■ DATA SHOWN
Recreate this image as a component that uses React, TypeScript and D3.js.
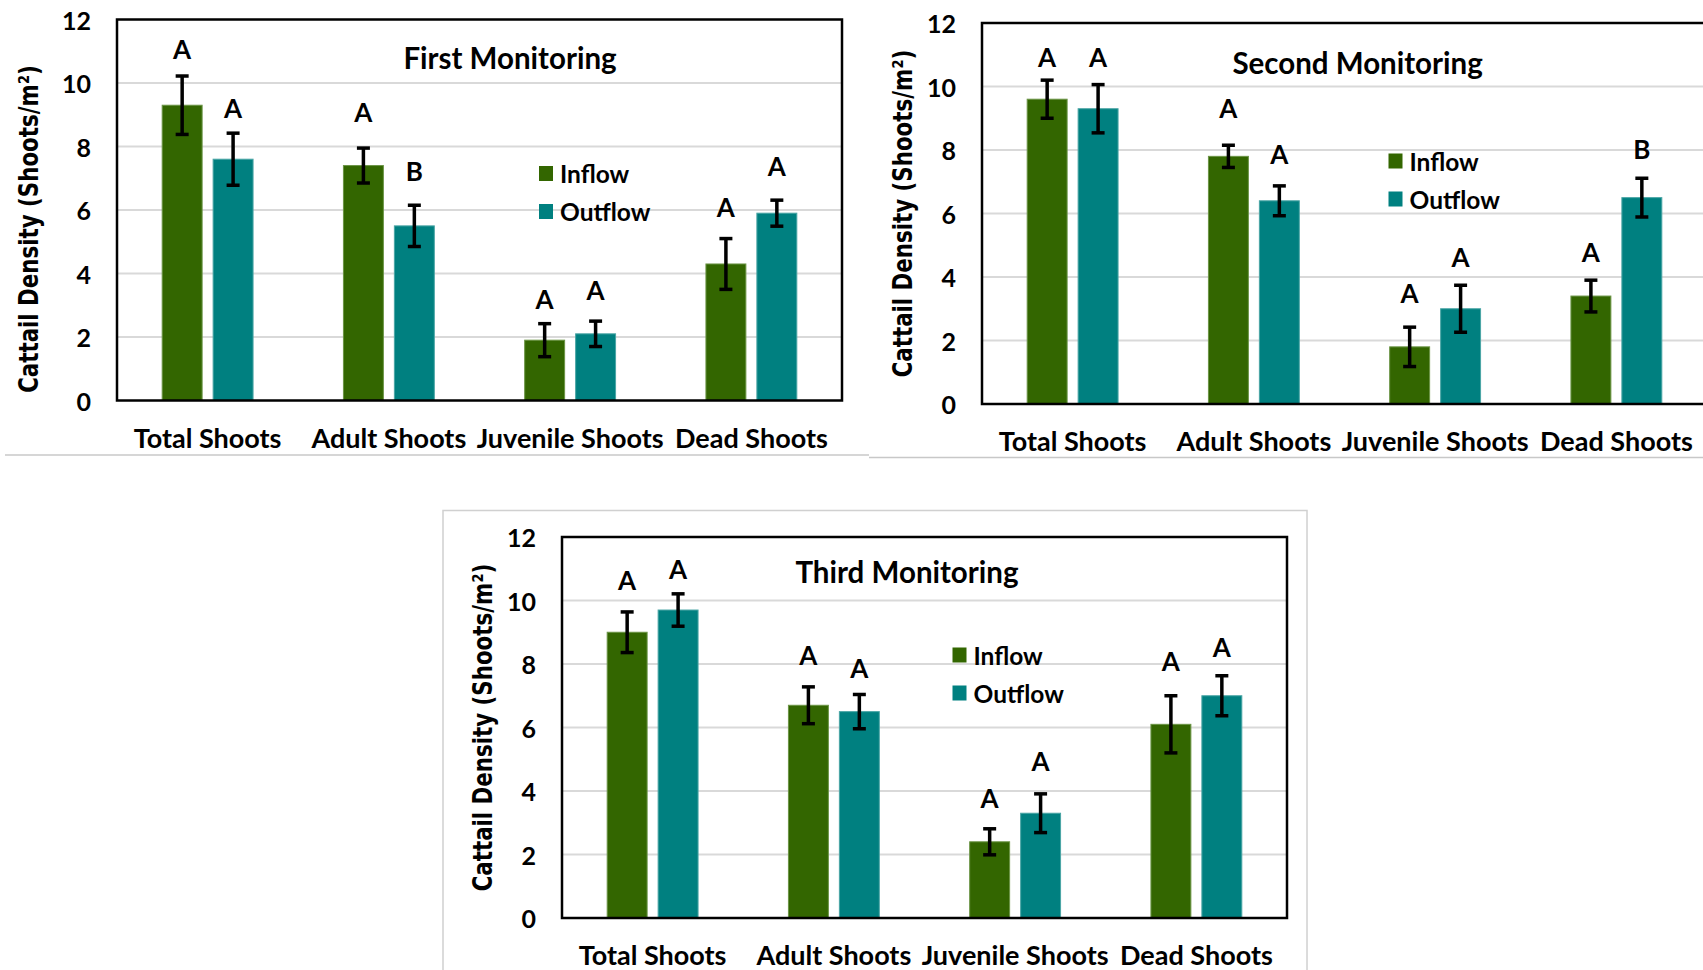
import React, { useEffect, useRef } from "react";
import * as d3 from "d3";

const categories = ["Total Shoots", "Adult Shoots", "Juvenile Shoots", "Dead Shoots"];
const seriesNames = ["Inflow", "Outflow"];
const yTicks = [0, 2, 4, 6, 8, 10, 12];

// first monitoring
const firstInflow = [9.3, 7.4, 1.9, 4.3];
const firstInflowErr = [0.92, 0.55, 0.52, 0.8];
const firstOutflow = [7.6, 5.5, 2.1, 5.9];
const firstOutflowErr = [0.82, 0.65, 0.4, 0.41];
const firstInflowLetters = ["A", "A", "A", "A"];
const firstOutflowLetters = ["A", "B", "A", "A"];
const firstInflowLetterAt = [11.07, 9.08, 3.2, 6.1];
const firstOutflowLetterAt = [9.2, 7.24, 3.49, 7.39];

// second monitoring
const secondInflow = [9.6, 7.8, 1.8, 3.4];
const secondInflowErr = [0.6, 0.35, 0.62, 0.5];
const secondOutflow = [9.3, 6.4, 3.0, 6.5];
const secondOutflowErr = [0.76, 0.47, 0.74, 0.61];
const secondInflowLetters = ["A", "A", "A", "A"];
const secondOutflowLetters = ["A", "A", "A", "B"];
const secondInflowLetterAt = [10.93, 9.32, 3.51, 4.8];
const secondOutflowLetterAt = [10.93, 7.88, 4.64, 8.04];

// third monitoring
const thirdInflow = [9.0, 6.7, 2.4, 6.1];
const thirdInflowErr = [0.64, 0.58, 0.41, 0.9];
const thirdOutflow = [9.7, 6.5, 3.3, 7.0];
const thirdOutflowErr = [0.51, 0.54, 0.61, 0.63];
const thirdInflowLetters = ["A", "A", "A", "A"];
const thirdOutflowLetters = ["A", "A", "A", "A"];
const thirdInflowLetterAt = [10.65, 8.28, 3.79, 8.1];
const thirdOutflowLetterAt = [11.0, 7.88, 4.95, 8.54];

const colors = ["#336600", "#008080"];
const edges = ["#6b9445", "#4aa5a5"];
const font = "Lato, 'Open Sans', sans-serif";

const W = 1703;
const H = 970;
const plotW = 725;
const plotH = 381;
const yTitleLength = 328;

const buildRows = (inflow, inErr, inLet, inAt, outflow, outErr, outLet, outAt) =>
  categories.flatMap((c, i) => [
    { cat: c, s: seriesNames[0], v: inflow[i], e: inErr[i], letter: inLet[i], at: inAt[i] },
    { cat: c, s: seriesNames[1], v: outflow[i], e: outErr[i], letter: outLet[i], at: outAt[i] },
  ]);

const panels = [
  {
    title: "First Monitoring",
    left: 117, top: 19.5,
    titleX: 393, titleY: 37.5,
    legendX: 429, legendY: 154,
    yTitleX: -79, yTitleY: 19,
    rows: buildRows(firstInflow, firstInflowErr, firstInflowLetters, firstInflowLetterAt,
      firstOutflow, firstOutflowErr, firstOutflowLetters, firstOutflowLetterAt),
  },
  {
    title: "Second Monitoring",
    left: 982, top: 23,
    titleX: 375.6, titleY: 39,
    legendX: 413.5, legendY: 138,
    yTitleX: -70, yTitleY: 0,
    rows: buildRows(secondInflow, secondInflowErr, secondInflowLetters, secondInflowLetterAt,
      secondOutflow, secondOutflowErr, secondOutflowLetters, secondOutflowLetterAt),
  },
  {
    title: "Third Monitoring",
    left: 562, top: 537,
    titleX: 345, titleY: 34,
    legendX: 397.5, legendY: 118,
    yTitleX: -70.5, yTitleY: 0,
    rows: buildRows(thirdInflow, thirdInflowErr, thirdInflowLetters, thirdInflowLetterAt,
      thirdOutflow, thirdOutflowErr, thirdOutflowLetters, thirdOutflowLetterAt),
  },
];

const App = () => {
  const svgRef = useRef(null);

  useEffect(() => {
    const root = d3.select(svgRef.current);
    root.selectAll("*").remove();

    root.append("rect").attr("width", W).attr("height", H).attr("fill", "#fff");

    // panel borders left over from the spreadsheet export
    root.append("line").attr("x1", 5).attr("x2", 869).attr("y1", 455).attr("y2", 455)
      .attr("stroke", "#c8c8c8").attr("stroke-width", 1.5);
    root.append("line").attr("x1", 869).attr("x2", W).attr("y1", 457.5).attr("y2", 457.5)
      .attr("stroke", "#c8c8c8").attr("stroke-width", 1.5);
    root.append("rect").attr("x", 443).attr("y", 510.5).attr("width", 864).attr("height", 520)
      .attr("fill", "none").attr("stroke", "#d0d0d0").attr("stroke-width", 1.5);

    const x0 = d3.scaleBand().domain(categories).range([0, plotW]).padding(0);
    const x1 = d3.scaleBand().domain(seriesNames).range([0, x0.bandwidth()])
      .paddingInner(0.216).paddingOuter(0.887);
    const y = d3.scaleLinear().domain([0, 12]).range([plotH, 0]);

    panels.forEach(p => {
      const g = root.append("g").attr("transform", `translate(${p.left}, ${p.top})`);

      g.selectAll(".grid")
        .data(yTicks.filter(t => t > 0 && t < 12))
        .join("line")
        .attr("x1", 0).attr("x2", plotW)
        .attr("y1", d => y(d)).attr("y2", d => y(d))
        .attr("stroke", "#d9d9d9").attr("stroke-width", 2);

      g.selectAll(".tick-label")
        .data(yTicks)
        .join("text")
        .attr("x", -26).attr("y", d => y(d))
        .attr("text-anchor", "end").attr("dominant-baseline", "central")
        .style("font-family", font).style("font-weight", 700).style("font-size", "25px")
        .text(d => d);

      const bx = d => x0(d.cat) + x1(d.s);

      g.selectAll(".bar")
        .data(p.rows)
        .join("rect")
        .attr("x", d => bx(d))
        .attr("y", d => y(d.v))
        .attr("width", x1.bandwidth())
        .attr("height", d => plotH - y(d.v))
        .attr("fill", d => colors[seriesNames.indexOf(d.s)])
        .attr("stroke", d => edges[seriesNames.indexOf(d.s)])
        .attr("stroke-width", 1);

      const cx = d => bx(d) + x1.bandwidth() / 2;
      const cap = 6.5;
      const err = g.append("g").attr("stroke", "#000").attr("stroke-width", 3.5);
      err.selectAll(".v").data(p.rows).join("line")
        .attr("x1", cx).attr("x2", cx)
        .attr("y1", d => y(d.v + d.e)).attr("y2", d => y(d.v - d.e));
      err.selectAll(".t").data(p.rows).join("line")
        .attr("x1", d => cx(d) - cap).attr("x2", d => cx(d) + cap)
        .attr("y1", d => y(d.v + d.e)).attr("y2", d => y(d.v + d.e));
      err.selectAll(".b").data(p.rows).join("line")
        .attr("x1", d => cx(d) - cap).attr("x2", d => cx(d) + cap)
        .attr("y1", d => y(d.v - d.e)).attr("y2", d => y(d.v - d.e));

      g.selectAll(".letter")
        .data(p.rows)
        .join("text")
        .attr("x", cx).attr("y", d => y(d.at))
        .attr("text-anchor", "middle").attr("dominant-baseline", "central")
        .style("font-family", font).style("font-weight", 700).style("font-size", "26px")
        .text(d => d.letter);

      g.append("rect")
        .attr("width", plotW).attr("height", plotH)
        .attr("fill", "none").attr("stroke", "#000").attr("stroke-width", 2.5);

      g.selectAll(".cat")
        .data(categories)
        .join("text")
        .attr("x", d => x0(d) + x0.bandwidth() / 2)
        .attr("y", plotH + 47)
        .attr("text-anchor", "middle")
        .style("font-family", font).style("font-weight", 700).style("font-size", "27px")
        .text(d => d);

      g.append("text")
        .attr("x", p.titleX).attr("y", p.titleY)
        .attr("text-anchor", "middle").attr("dominant-baseline", "central")
        .style("font-family", font).style("font-weight", 700).style("font-size", "29.5px")
        .text(p.title);

      // y title: tall glyphs squeezed along the reading direction
      const yTitle = g.append("text")
        .attr("text-anchor", "middle")
        .style("font-family", "'DejaVu Sans', Verdana, sans-serif")
        .style("font-weight", 700).style("font-size", "27px")
        .text("Cattail Density (Shoots/m²)");
      const natural = yTitle.node().getComputedTextLength() || yTitleLength;
      yTitle.attr("transform",
        `translate(${p.yTitleX}, ${plotH / 2 + p.yTitleY}) rotate(-90) scale(${yTitleLength / natural}, 1)`);

      const legend = g.selectAll(".legend")
        .data(seriesNames)
        .join("g")
        .attr("transform", (d, i) => `translate(${p.legendX}, ${p.legendY + i * 38})`);
      legend.append("rect")
        .attr("x", -7).attr("y", -7.5).attr("width", 14).attr("height", 15)
        .attr("fill", (d, i) => colors[i]);
      legend.append("text")
        .attr("x", 14).attr("y", 0)
        .attr("dominant-baseline", "central")
        .style("font-family", font).style("font-weight", 700).style("font-size", "24.5px")
        .text(d => d);
    });
  }, []);

  return (
    <svg
      ref={svgRef}
      width={W}
      height={H}
      style={{ position: "absolute", left: 0, top: 0, display: "block" }}
    />
  );
};

export default App;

■ SET PROBLEM
Exactly restate the lines from the beginning of the data through the line with "import * as", and no others, keeping pictures out.

■ RESULT FOR THIS TASK
Recreate this image as a component that uses React, TypeScript and D3.js.
import React, { useEffect, useRef } from "react";
import * as d3 from "d3";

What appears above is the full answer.